Rows from a dataset of charts and code

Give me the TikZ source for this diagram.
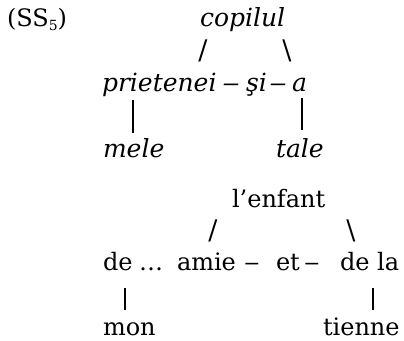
\documentclass[tikz,border=0pt]{standalone}
\usepackage{fontspec}
\usepackage{graphicx}
\setmainfont{DejaVu Serif}
\begin{document}
\begin{tikzpicture}[x=1pt,y=-1pt,
  every node/.style={inner sep=0pt,outer sep=0pt,anchor=base west,font=\fontsize{24}{28}\selectfont},
  it/.style={font=\fontsize{25}{29}\selectfont\itshape},
  dashnode/.style={anchor=base},
  slash/.style={anchor=base,font=\fontsize{27}{30}\selectfont},
  bar/.style={line width=2.2pt,draw=black}]
\useasboundingbox (0,0) rectangle (404,340);
% label
\node (ss) at (7,26) {(SS\raisebox{-0.35ex}{\fontsize{14}{14}\selectfont 5})};
% Romanian tree
\node[it] (copilul) at (200,26) {copilul};
\node[slash] (sl1) at (203,59) {/};
\node[slash] (bs1) at (287,59) {\textbackslash};
\node[it] (prietenei) at (102,91) {prietenei};
\node[it,dashnode] (d1) at (231,91) {\scalebox{1.4}[1]{–}};
\node[it] (si) at (246,91) {şi};
\node[it,dashnode] (d2) at (278,91) {\scalebox{1.4}[1]{–}};
\node[it] (a) at (292,91) {a};
\node[it] (mele) at (103,157) {mele};
\node[it] (tale) at (276,157) {tale};
\coordinate (b1t) at (133,100);
\coordinate (b1b) at (133,133);
\coordinate (b2t) at (302,98);
\coordinate (b2b) at (302,130);
\draw[bar] (b1t) -- (b1b);
\draw[bar] (b2t) -- (b2b);
% French tree
\node (enfant) at (232,207) {l’enfant};
\node[slash] (sl2) at (213,239) {/};
\node[slash] (bs2) at (351,239) {\textbackslash};
\node (de) at (103,270) {de};
\node (dots) at (139,270) {…};
\node (amie) at (177,270) {amie};
\node[dashnode] (d3) at (252,270) {\scalebox{1.3}[1]{–}};
\node (et) at (276,270) {et};
\node[dashnode] (d4) at (312,270) {\scalebox{1.3}[1]{–}};
\node (dela) at (340,270) {de la};
\node (mon) at (103,335) {mon};
\node (tienne) at (323,335) {tienne};
\coordinate (b3t) at (125,288);
\coordinate (b3b) at (125,310);
\coordinate (b4t) at (373,288);
\coordinate (b4b) at (373,310);
\draw[bar] (b3t) -- (b3b);
\draw[bar] (b4t) -- (b4b);
\end{tikzpicture}
\end{document}
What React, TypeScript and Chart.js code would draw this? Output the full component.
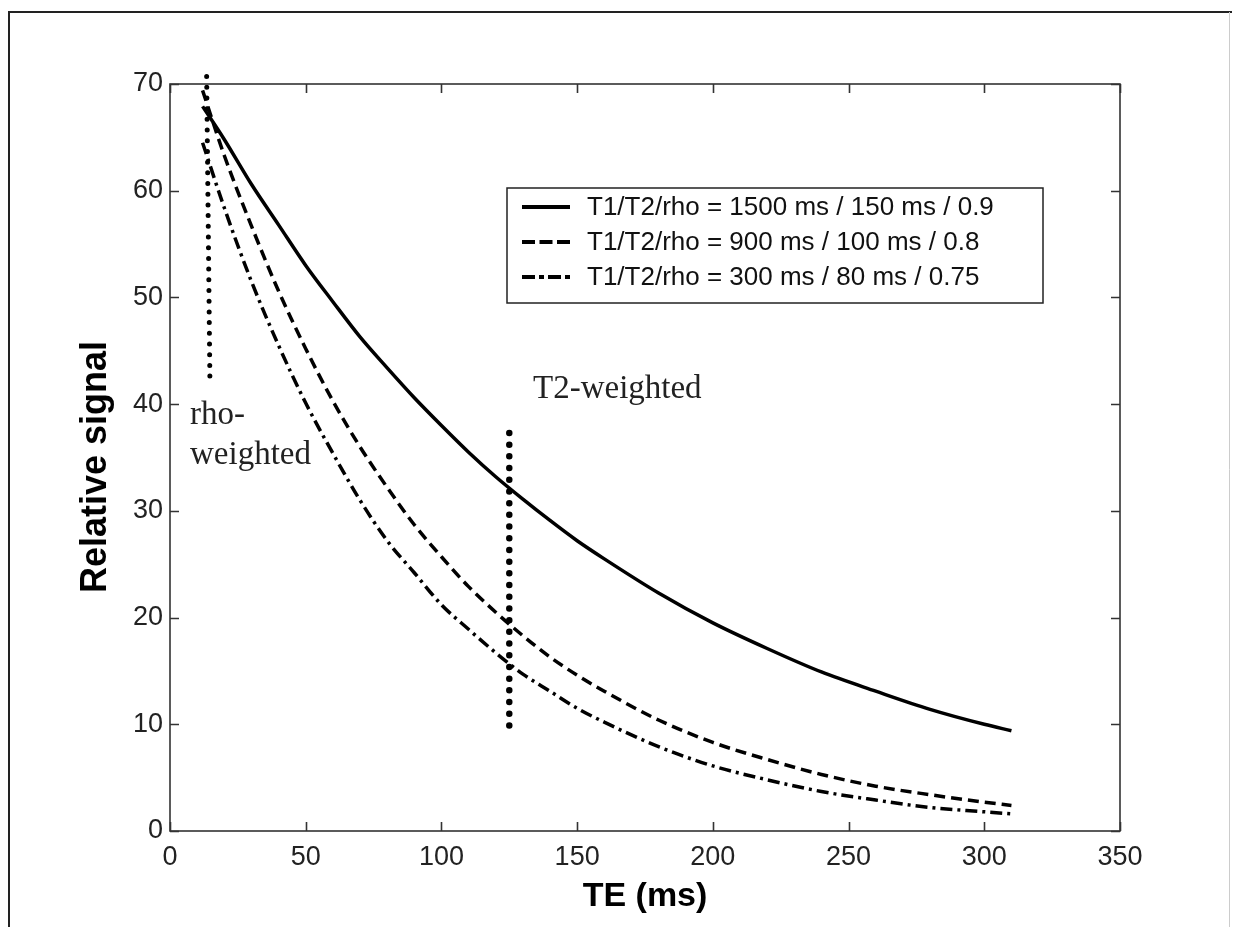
import React, { useEffect, useRef } from "react";
import { Chart, registerables } from "chart.js";

Chart.register(...registerables);

// ---- data ----
const teValues = [12, 20, 30, 40, 50, 60, 70, 80, 90, 100, 110, 120, 130, 140, 150, 160, 180, 200, 220, 240, 260, 280, 300, 310];
const signalLong = [67.9, 64.8, 60.6, 56.8, 53.0, 49.6, 46.3, 43.4, 40.6, 38.0, 35.5, 33.2, 31.1, 29.1, 27.2, 25.5, 22.3, 19.5, 17.1, 14.9, 13.1, 11.4, 10.0, 9.4];
const signalMid = [69.4, 63.3, 56.7, 50.6, 45.2, 40.3, 36.0, 32.2, 28.7, 25.7, 22.9, 20.5, 18.3, 16.3, 14.6, 13.1, 10.4, 8.3, 6.7, 5.3, 4.2, 3.4, 2.7, 2.4];
const signalShort = [64.5, 58.4, 51.5, 45.5, 40.1, 35.4, 31.0, 27.2, 24.2, 21.2, 18.9, 16.7, 14.7, 13.1, 11.5, 10.2, 7.9, 6.1, 4.8, 3.7, 2.9, 2.2, 1.8, 1.6];
const seriesLabels = [
  "T1/T2/rho = 1500 ms / 150 ms / 0.9",
  "T1/T2/rho = 900 ms / 100 ms / 0.8",
  "T1/T2/rho = 300 ms / 80 ms / 0.75",
];
const rhoMarkerTE = [13.5, 14.7];
const rhoMarkerSignal = [70.7, 42.3];
const t2MarkerTE = [125, 125];
const t2MarkerSignal = [37.3, 8.9];
const xTickStep = 50;
const xRange = [0, 350];
const yTickStep = 10;
const yRange = [0, 70];
const xTitle = "TE (ms)";
const yTitle = "Relative signal";
const rhoNote = ["rho-", "weighted"];
const t2Note = "T2-weighted";

const lineDashes: number[][] = [[], [11, 6], [12, 5, 3, 5]];
const legendDashes: number[][] = [[], [13, 4.5], [13, 4, 5, 4]];

const toPoints = (xs: number[], ys: number[]) => xs.map((x, i) => ({ x, y: ys[i] }));

export default function App() {
  const ref = useRef<HTMLCanvasElement>(null);

  useEffect(() => {
    const canvas = ref.current;
    if (!canvas) return;

    const framePlugin = {
      id: "frame",
      beforeDraw(chart: any) {
        const ctx = chart.ctx;
        ctx.save();
        ctx.fillStyle = "#fff";
        ctx.fillRect(0, 0, chart.width, chart.height);
        ctx.strokeStyle = "#222";
        ctx.lineWidth = 2;
        ctx.beginPath();
        ctx.moveTo(9, 927);
        ctx.lineTo(9, 12);
        ctx.lineTo(1232, 12);
        ctx.stroke();
        ctx.strokeStyle = "#ccc";
        ctx.lineWidth = 1;
        ctx.beginPath();
        ctx.moveTo(1229.5, 12);
        ctx.lineTo(1229.5, 927);
        ctx.stroke();
        ctx.restore();
      },
      afterDatasetsDraw(chart: any) {
        const ctx = chart.ctx;
        const { left, right, top, bottom } = chart.chartArea;
        const xs = chart.scales.x;
        const ys = chart.scales.y;
        ctx.save();
        ctx.setLineDash([]);
        ctx.strokeStyle = "#333";
        ctx.lineWidth = 1.6;
        ctx.strokeRect(left, top, right - left, bottom - top);
        const tl = 9;
        ctx.beginPath();
        xs.ticks.forEach((t: any) => {
          const px = Math.round(xs.getPixelForValue(t.value)) + 0.5;
          ctx.moveTo(px, bottom);
          ctx.lineTo(px, bottom - tl);
          ctx.moveTo(px, top);
          ctx.lineTo(px, top + tl);
        });
        ys.ticks.forEach((t: any) => {
          const py = Math.round(ys.getPixelForValue(t.value)) + 0.5;
          ctx.moveTo(left, py);
          ctx.lineTo(left + tl, py);
          ctx.moveTo(right, py);
          ctx.lineTo(right - tl, py);
        });
        ctx.stroke();

        // legend
        const lx0 = 507, ly0 = 188, lx1 = 1043, ly1 = 303;
        ctx.fillStyle = "#fff";
        ctx.fillRect(lx0, ly0, lx1 - lx0, ly1 - ly0);
        ctx.strokeStyle = "#222";
        ctx.lineWidth = 1.5;
        ctx.strokeRect(lx0, ly0, lx1 - lx0, ly1 - ly0);
        ctx.font = "26px 'Liberation Sans', Arial, sans-serif";
        ctx.textBaseline = "middle";
        ctx.textAlign = "left";
        ctx.fillStyle = "#111";
        seriesLabels.forEach((label, i) => {
          const y = 207 + 35 * i;
          ctx.save();
          ctx.strokeStyle = "#000";
          ctx.lineWidth = 4;
          ctx.setLineDash(legendDashes[i]);
          ctx.beginPath();
          ctx.moveTo(522, y);
          ctx.lineTo(570, y);
          ctx.stroke();
          ctx.restore();
          ctx.fillText(label, 587, y + 1);
        });

        // annotations
        ctx.fillStyle = "#222";
        ctx.textBaseline = "alphabetic";
        ctx.font = "33px 'Liberation Serif', 'Times New Roman', serif";
        ctx.fillText(rhoNote[0], 190, 424);
        ctx.fillText(rhoNote[1], 190, 464);
        ctx.fillText(t2Note, 533, 398);

        // axis titles
        ctx.fillStyle = "#000";
        ctx.textAlign = "center";
        ctx.textBaseline = "middle";
        ctx.font = "bold 34px 'Liberation Sans', Arial, sans-serif";
        ctx.fillText(xTitle, (left + right) / 2, 897);
        ctx.save();
        ctx.translate(96, 467);
        ctx.rotate(-Math.PI / 2);
        ctx.font = "bold 36px 'Liberation Sans', Arial, sans-serif";
        ctx.fillText(yTitle, 0, 0);
        ctx.restore();
        ctx.restore();
      },
    };

    const mainSets = [signalLong, signalMid, signalShort].map((vals, i) => ({
      label: seriesLabels[i],
      data: toPoints(teValues, vals),
      borderColor: "#000",
      borderWidth: 3.5,
      borderDash: lineDashes[i],
      pointRadius: 0,
      fill: false,
      cubicInterpolationMode: "monotone" as const,
    }));

    const chart = new Chart(canvas, {
      type: "line",
      data: {
        datasets: [
          ...mainSets,
          {
            label: "rho-weighted",
            data: toPoints(rhoMarkerTE, rhoMarkerSignal),
            borderColor: "#000",
            borderWidth: 5,
            borderDash: [0, 10.7],
            borderCapStyle: "round",
            pointRadius: 0,
            clip: false,
          } as any,
          {
            label: "T2-weighted",
            data: toPoints(t2MarkerTE, t2MarkerSignal),
            borderColor: "#000",
            borderWidth: 6.5,
            borderDash: [0, 11.7],
            borderCapStyle: "round",
            pointRadius: 0,
            clip: false,
          } as any,
        ],
      },
      options: {
        responsive: false,
        animation: false,
        devicePixelRatio: 1,
        layout: { padding: { left: 0, top: 84, right: 114, bottom: 0 } },
        plugins: { legend: { display: false }, tooltip: { enabled: false }, title: { display: false } },
        scales: {
          x: {
            type: "linear",
            min: xRange[0],
            max: xRange[1],
            grid: { display: false, drawTicks: false },
            border: { display: false },
            ticks: {
              stepSize: xTickStep,
              autoSkip: false,
              maxRotation: 0,
              padding: 10,
              color: "#222",
              font: { family: "'Liberation Sans', Arial, sans-serif", size: 27 },
            },
            afterFit: (s: any) => {
              s.height = 96;
            },
          },
          y: {
            type: "linear",
            min: yRange[0],
            max: yRange[1],
            grid: { display: false, drawTicks: false },
            border: { display: false },
            ticks: {
              stepSize: yTickStep,
              autoSkip: false,
              padding: 7,
              color: "#222",
              font: { family: "'Liberation Sans', Arial, sans-serif", size: 27 },
            },
            afterFit: (s: any) => {
              s.width = 170;
            },
          },
        },
      },
      plugins: [framePlugin],
    });

    return () => chart.destroy();
  }, []);

  return (
    <div style={{ position: "fixed", left: 0, top: 0, width: 1234, height: 927, background: "#fff" }}>
      <canvas ref={ref} width={1234} height={927} style={{ width: 1234, height: 927, display: "block" }} />
    </div>
  );
}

* _Problem to work on_: Keep to the lines above from the line with "What React, TypeScript" to the line with "Chart.register(...registerables);", and set down exactly those, inclusive, with nothing else and every picture left out.

* _Response_:
What React, TypeScript and Chart.js code would draw this? Output the full component.
import React, { useEffect, useRef } from "react";
import { Chart, registerables } from "chart.js";

Chart.register(...registerables);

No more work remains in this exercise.